Violence stems from myriad causes; primarily from the very roots of our commercialized society, inside our homes and outside through our culture. Many have wondered why our society is so much more violent than others. The reason is not just the easy availability of guns, which are the tools, not the motive for violence.

I suggest that the U.S. media, especially television, plays a major role in promoting violence. The media broadcasts countless violent stories between 6:00pm and 10:00pm. Cop shows and crime stories far outnumber cultural and educational presentations. Many entertainment offerings such as The Sopranos glamorize violence—one of critics’ most acclaimed episodes was about Tony Soprano and his nephew sawing up a body before disposing of it.

A long-term study indicates that boys and girls who watch a lot of violence on TV are more at risk of aggressive adult behavior including spouse abuse and criminal offenses (Chicago Sun-Times, March 10, 2003).

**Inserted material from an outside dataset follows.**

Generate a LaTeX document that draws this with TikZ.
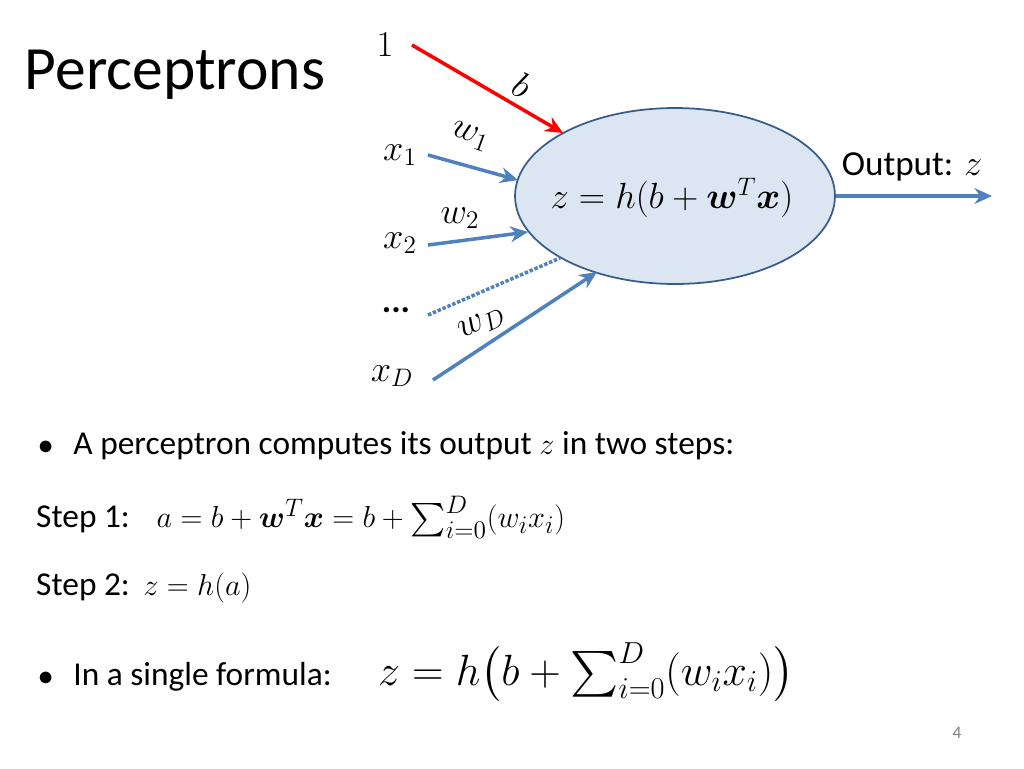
\documentclass[tikz,border=0pt]{standalone}
\usepackage{amsmath,amssymb,bm}
\usepackage{fontspec}
\setmainfont{Carlito}
\usepackage{tikz}
\usetikzlibrary{positioning,shapes.geometric,arrows.meta}
\definecolor{wblue}{RGB}{79,129,189}
\definecolor{fillblue}{RGB}{220,230,242}
\definecolor{edgeblue}{RGB}{56,93,138}
\tikzset{
  wire/.style={wblue, line width=2pt, -{Stealth[length=10pt,width=9pt]}},
  lbl/.style={font=\fontsize{20}{24}\selectfont},
  body/.style={font=\fontsize{19}{23}\selectfont, anchor=west},
}
\begin{document}
\begin{tikzpicture}[x=0.02cm,y=-0.02cm]
    \useasboundingbox (0,0) rectangle (1024,768);
    
    \node[font=\fontsize{35}{40}\selectfont] (title) at (175,75) {Perceptrons};
    
    % the neuron
    \node[ellipse, draw=edgeblue, fill=fillblue, line width=1pt,
          minimum width=6.4cm, minimum height=3.52cm, inner sep=0pt] (cell) at (675,196) {};
    \node[lbl] (eq) at (672,198) {$z = h(b+\bm{w}^T\bm{x})$};
    
    % inputs
    \node[lbl] (one) at (385,45) {$1$};
    \node[lbl] (x1) at (400,155) {$x_1$};
    \node[lbl] (x2) at (400,243) {$x_2$};
    \node[lbl] (dots) at (396,310) {\textbf{...}};
    \node[lbl] (xD) at (392,376) {$x_D$};
    
    \coordinate (bS) at (412,45);  \coordinate (bE) at (563,133);
    \coordinate (aS) at (428,155); \coordinate (aE) at (518,180);
    \coordinate (cS) at (428,245); \coordinate (cE) at (528,232);
    \coordinate (dS) at (428,315); \coordinate (dE) at (560,258);
    \coordinate (eS) at (433,380); \coordinate (eE) at (597,272);
    \coordinate (oE) at (992,196);
    
    \draw[red, line width=2pt, -{Stealth[length=10pt,width=9pt]}] (bS) -- (bE);
    \draw[wire] (aS) -- (aE);
    \draw[wire] (cS) -- (cE);
    \draw[wblue, line width=2pt, densely dotted] (dS) -- (dE);
    \draw[wire] (eS) -- (eE);
    \draw[wire] (cell.east) -- (oE);
    
    % weights
    \node[lbl, rotate=-30, inner sep=0pt] (wb) at (522,85) {$b$};
    \node[lbl, rotate=-20, inner sep=0pt] (w1) at (470,136) {$w_1$};
    \node[lbl] (w2) at (460,218) {$w_2$};
    \node[lbl, rotate=25, inner sep=0pt] (wD) at (482,324) {$w_D$};
    \node[lbl] (out) at (912,167) {Output: $z$};
    
    % text below
    \node[body] (bul1) at (32,446) {$\bullet$\hspace{0.6em}A perceptron computes its output $z$ in two steps:};
    \node[body] (st1) at (30,517) {Step 1:\hspace{0.8em}$a = b+\bm{w}^T\bm{x} = b+\sum_{i=0}^{D}(w_i x_i)$};
    \node[body] (st2) at (30,588) {Step 2:\hspace{0.4em}$z = h(a)$};
    \node[body] (bul2) at (32,677) {$\bullet$\hspace{0.6em}In a single formula:};
    \node[anchor=west, font=\fontsize{26}{31}\selectfont] (big) at (372,672)
        {$z = h\bigl(b+\sum_{i=0}^{D}(w_i x_i)\bigr)$};
    \node[gray, font=\fontsize{10}{12}\selectfont] (pg) at (957,733) {4};
\end{tikzpicture}
\end{document}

Violence on television as well as video games and toys that promote winning by annihilation have been shown to be damaging to children.

On talk shows, many media pundits espouse violence over diplomacy as a means of political problem-solving. Rupert Murdoch’s FOX channel and Time-Warner’s CNN have been strong advocates of war, both in Afghanistan and in Iraq. Competing for ratings, each channel devotes much airtime to the endless punditry and sensational visuals—selling war as entertainment.

Weapons manufacturer GE, which owns NBC and MSNBC, has promoted war, sponsored pro-war rallies and numbed listeners with blind patriotism through its media outlets.

Meanwhile, dissent is vilified or ignored. Clear Channel Communications—the nation’s largest radio chain with 1,200 stations, half of the U.S. total—banned the Dixie Chicks from their hundreds of radio station playlists after the group criticized President Bush for his support for a war on Iraq.

Although violent crime has dipped in the past years, people feel more unsafe than ever. The media’s fixation on war, terrorism and crime conveys a distorted reality. This is especially dangerous when the media marginalizes certain groups and minorities— heterogeneous communities can develop suspicion or fear of other races or backgrounds.

Added to all this is the stream of unsubstantiated color-coded terrorist warnings from the authorities. The public is scared into condoning clampdowns on civil liberties and supporting acts of international violence such as the Iraq invasion. Whether or not we directly participate in it, continual aggression has become a recurring theme in our lives.

What we have in America is a value system, a profit system and a culture that not just permits violence, but extols it as a vital part of our American inheritance. Michael Moore’s compelling Bowling for Colombine says it all too well. We do not teach compassion or empathy. We identify with the victors who achieve their goals by any means necessary.

History tells us excessive military dominance has always led into decay as other values fall by the wayside. We corrupt and destroy ourselves from within. We need to find a way to reverse this self-destructive trend before we add our own country to the dust heap of the formerly powerful. It may be only a question of time.